7.3.11 amending, restating or otherwise modifying this Agreement or the Certificate; and

7.3.12 the dissolution or winding-up of the Company.

8. Standard of Care; Indemnification.

8.1 Definitions. “Covered Person” shall mean (i) the Member, (ii) each officer, director, shareholder, partner, member, controlling Affiliate, employee, agent or representative of the Member, and its controlling Affiliates, and (iii) each Manager, officer, employee, agent or representative of the Company. “Affiliate” means, with respect to any person, any other person who directly or indirectly (including through one or more intermediaries), controls, is controlled by, or is under common control with, such person. For purposes of this definition, “control,” when used with respect to any specified person, shall mean the power, direct or indirect, to direct or cause the direction of the management and policies of such person, whether through ownership of voting securities or partnership or other ownership interests, by contract or otherwise; and the terms “controlling” and “controlled” shall have correlative meanings.

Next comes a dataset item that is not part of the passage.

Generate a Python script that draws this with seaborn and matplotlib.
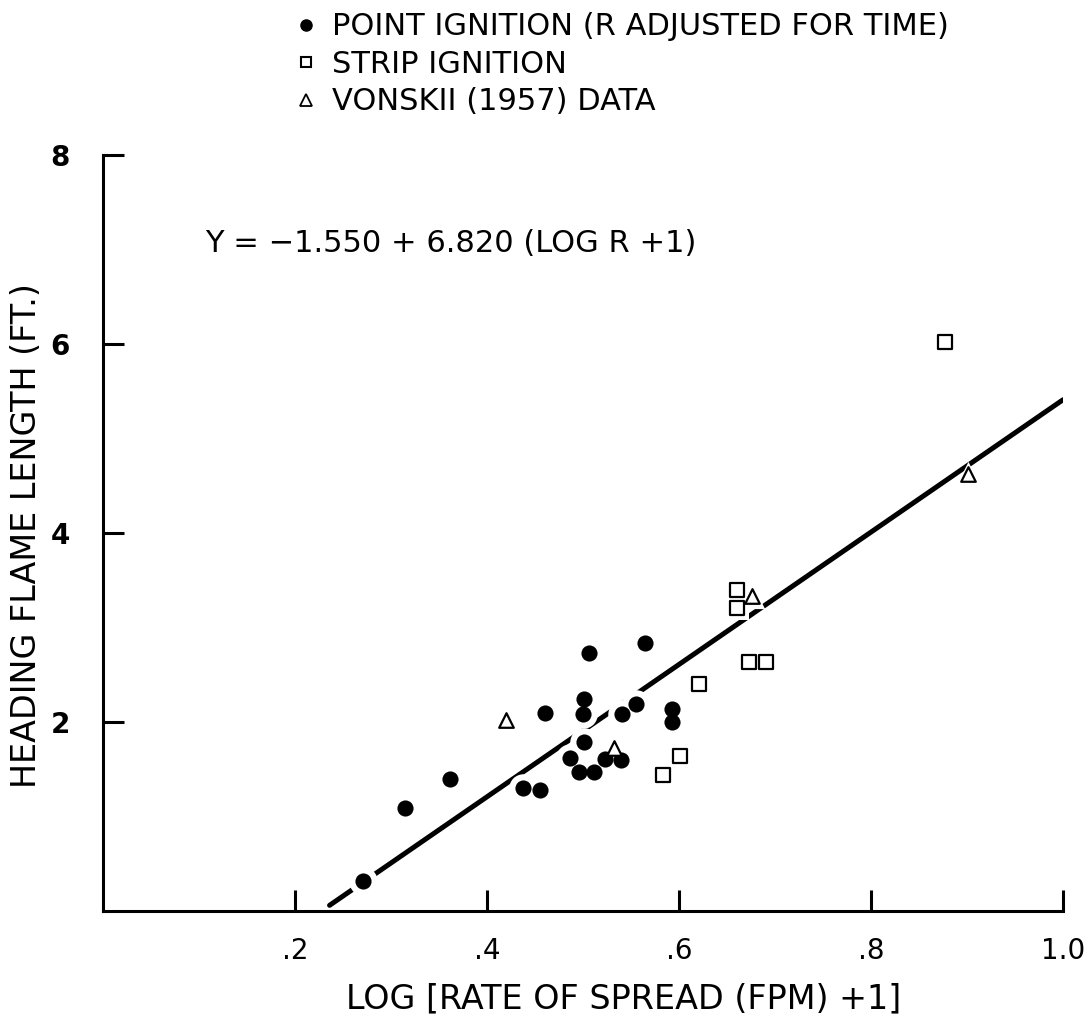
import matplotlib
matplotlib.use("Agg")
import matplotlib.pyplot as plt
from matplotlib.lines import Line2D
import seaborn as sns
import pandas as pd

# ---- data ----
point_x = [0.271, 0.315, 0.361, 0.438, 0.455, 0.460, 0.506, 0.501, 0.500, 0.501,
           0.486, 0.496, 0.511, 0.523, 0.540, 0.541, 0.555, 0.565, 0.593, 0.593]
point_y = [0.32, 1.09, 1.40, 1.30, 1.28, 2.10, 2.73, 2.24, 2.08, 1.79,
           1.62, 1.47, 1.47, 1.61, 1.60, 2.08, 2.19, 2.84, 2.14, 2.00]
strip_x = [0.877, 0.660, 0.660, 0.673, 0.691, 0.621, 0.601, 0.583]
strip_y = [6.02, 3.40, 3.21, 2.63, 2.63, 2.40, 1.64, 1.44]
vonskii_x = [0.420, 0.532, 0.676, 0.901]
vonskii_y = [2.02, 1.72, 3.33, 4.62]
line_x = [0.236, 1.0]
line_y = [0.06, 5.41]

x_ticks = [0.2, 0.4, 0.6, 0.8, 1.0]
x_tick_labels = [".2", ".4", ".6", ".8", "1.0"]
y_ticks = [2, 4, 6, 8]
y_tick_labels = ["2", "4", "6", "8"]

legend_labels = ["POINT IGNITION (R ADJUSTED FOR TIME)", "STRIP IGNITION", "VONSKII (1957) DATA"]
equation = "Y = \u22121.550 + 6.820 (LOG R +1)"
x_label = "LOG [RATE OF SPREAD (FPM) +1]"
y_label = "HEADING FLAME LENGTH (FT.)"

sns.set_style("white")
plt.rcParams["font.family"] = ["DejaVu Sans"]
plt.rcParams["text.color"] = "black"
plt.rcParams["axes.labelcolor"] = "black"
plt.rcParams["xtick.color"] = "black"
plt.rcParams["ytick.color"] = "black"

fig = plt.figure(figsize=(10.87, 10.27), dpi=100)
ax = fig.add_axes([103 / 1087, (1027 - 911) / 1027, 960 / 1087, 756 / 1027])

df_point = pd.DataFrame({"x": point_x, "y": point_y})
df_strip = pd.DataFrame({"x": strip_x, "y": strip_y})
df_von = pd.DataFrame({"x": vonskii_x, "y": vonskii_y})
df_line = pd.DataFrame({"x": line_x, "y": line_y})

# regression line
sns.lineplot(data=df_line, x="x", y="y", ax=ax, color="black", linewidth=3.6,
             solid_capstyle="round", zorder=1)

# white halos to break the line around markers
for d, m, s in [(df_point, "o", 420), (df_strip, "s", 300), (df_von, "^", 330)]:
    sns.scatterplot(data=d, x="x", y="y", ax=ax, marker=m, s=s, color="white",
                    edgecolor="white", linewidth=0, zorder=2, clip_on=False)

sns.scatterplot(data=df_point, x="x", y="y", ax=ax, marker="o", s=135, color="black",
                edgecolor="black", linewidth=0, zorder=3, clip_on=False)
sns.scatterplot(data=df_strip, x="x", y="y", ax=ax, marker="s", s=95, facecolor="white",
                edgecolor="black", linewidth=1.6, zorder=3, clip_on=False)
sns.scatterplot(data=df_von, x="x", y="y", ax=ax, marker="^", s=110, facecolor="white",
                edgecolor="black", linewidth=1.6, zorder=3, clip_on=False)

ax.set_xlim(0, 1.0)
ax.set_ylim(0, 8)
ax.set_xticks(x_ticks)
ax.set_xticklabels(x_tick_labels, fontsize=20)
ax.set_yticks(y_ticks)
ax.set_yticklabels(y_tick_labels, fontsize=20, fontweight="bold")
ax.tick_params(axis="both", direction="in", length=15, width=2.2, color="black",
               bottom=True, left=True)
ax.tick_params(axis="x", pad=19)
ax.tick_params(axis="y", pad=24)

for side in ["top", "right"]:
    ax.spines[side].set_visible(False)
for side in ["left", "bottom"]:
    ax.spines[side].set_linewidth(2.2)
    ax.spines[side].set_color("black")

ax.set_xlabel(x_label, fontsize=24)
ax.set_ylabel(y_label, fontsize=24)
ax.xaxis.set_label_coords(0.542, -0.095)
ax.yaxis.set_label_coords(-0.062, 0.497)

ax.text(0.106, 7.06, equation, fontsize=22, ha="left", va="center")

handles = [
    Line2D([], [], linestyle="none", marker="o", markersize=8, color="black"),
    Line2D([], [], linestyle="none", marker="s", markersize=7, markerfacecolor="white",
           markeredgecolor="black", markeredgewidth=1.5),
    Line2D([], [], linestyle="none", marker="^", markersize=8, markerfacecolor="white",
           markeredgecolor="black", markeredgewidth=1.3),
]
fig.legend(handles, legend_labels, loc="upper left", bbox_to_anchor=(295 / 1087, 0.988),
           frameon=False, fontsize=22, handlelength=0.75, handletextpad=0.47,
           labelspacing=0.28, borderpad=0, borderaxespad=0)

fig.savefig("out.png", dpi=100, facecolor="white")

8.2 Standard of Care. No Covered Person shall be liable to the Company or any other Covered Person for any loss, damage or claim incurred by reason of any action taken or omitted to be taken by such Covered Person in good faith and with the belief that such action or omission is in or not opposed to, the best interest of the Company, so long as such action or omission does not constitute fraud, gross negligence, willful misconduct or a material breach of this Agreement by such Covered Person or is not made in knowing violation of the provisions of this Agreement.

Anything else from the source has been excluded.